Consumers have become frugal and fearing the job axe, resulting in
quiet shopping malls and worried retailers. Already, the fear of axe
and lack have people accepting that 2009 will be another 1929.
During the 1929 Great Depression, there was widespread poverty,
hunger, unemployment, stock market crashes, reduced industrial
production and corporate bankruptcies. How then will Asia manage
2009?
One 1929 government economic reform then was to
raise needed finance by sale of their national assets to foreign
investors. A consequence of such privatisation and capitalisation
was political unrest from unhappy voters, unions and workers. These
days, these foreign investors tend to include more government
sovereign funds which invest with a longer term objective. We can
expect some Asian governments to implement partial privatizations of
their state assets with lesser political cost if the investors are
sovereign funds than corporate investors.
Another possible Asian government economic policy
is to promote greater intra-Asia trade and investment. China and
India offer two mega markets. Developing countries like Vietnam and
Laos provide low cost production. Hence, South East Asia is expected
to play a middleman role, producing in cheaper locations and
re-export to mega markets. We expect to see more trade missions,
‘Meet The Buyer’ B2B events, Asia FDI attraction training seminars
and ‘Woo the Asia Investor’ missions. Opportunistic investment
promotion agencies (IPAs) outside Asia can consider wooing Asian FDI
to consider non-Asia locations with a more aggressive investment
incentive package including cash. Who says only retailers use
‘cashback’ promotions? Likewise, Asian IPAs should find suitable
non-Asian investors to diversify their investor base.
While foreign FDI flows into Asia is expected to
decrease, opportunistic Asian businesses can capitalize on these
cheap asset times by updating their Asia market research to capture
changing market opportunities and to conduct selective Asian M&A due
diligence with some discounting and decide according to risk
preferences and time horizon. Cost cutting, reduced shift hours and
worker retraining will continue to be common practices. Expatriate
management and employees are also expected to be laid off in favour
of cheaper domestic employees.
Asian workers and consumers are expected to
tighten their belts, reduce spending on non-essentials and take on
multiple jobs. Older retrenched PMEBs are also expected to become
SME entrepreneurs or retrained to take on lower paying jobs.

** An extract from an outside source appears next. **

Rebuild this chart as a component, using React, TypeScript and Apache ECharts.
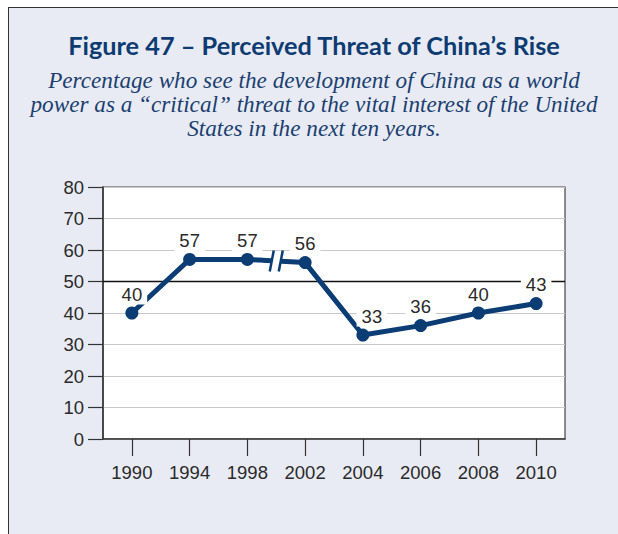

Asia, having survived its long history of
turbulences, will simply revert to its pre1997 crisis days by being
risk averse, high-saving, and low-consuming until the 2009 storm
blows over. As the Chinese proverb goes (qi lu zhao ma), practical
Asians, expecting an Ox, will continue riding a mule while looking
for a horse, settling for what they have while looking for something
better. This too, shall pass some day.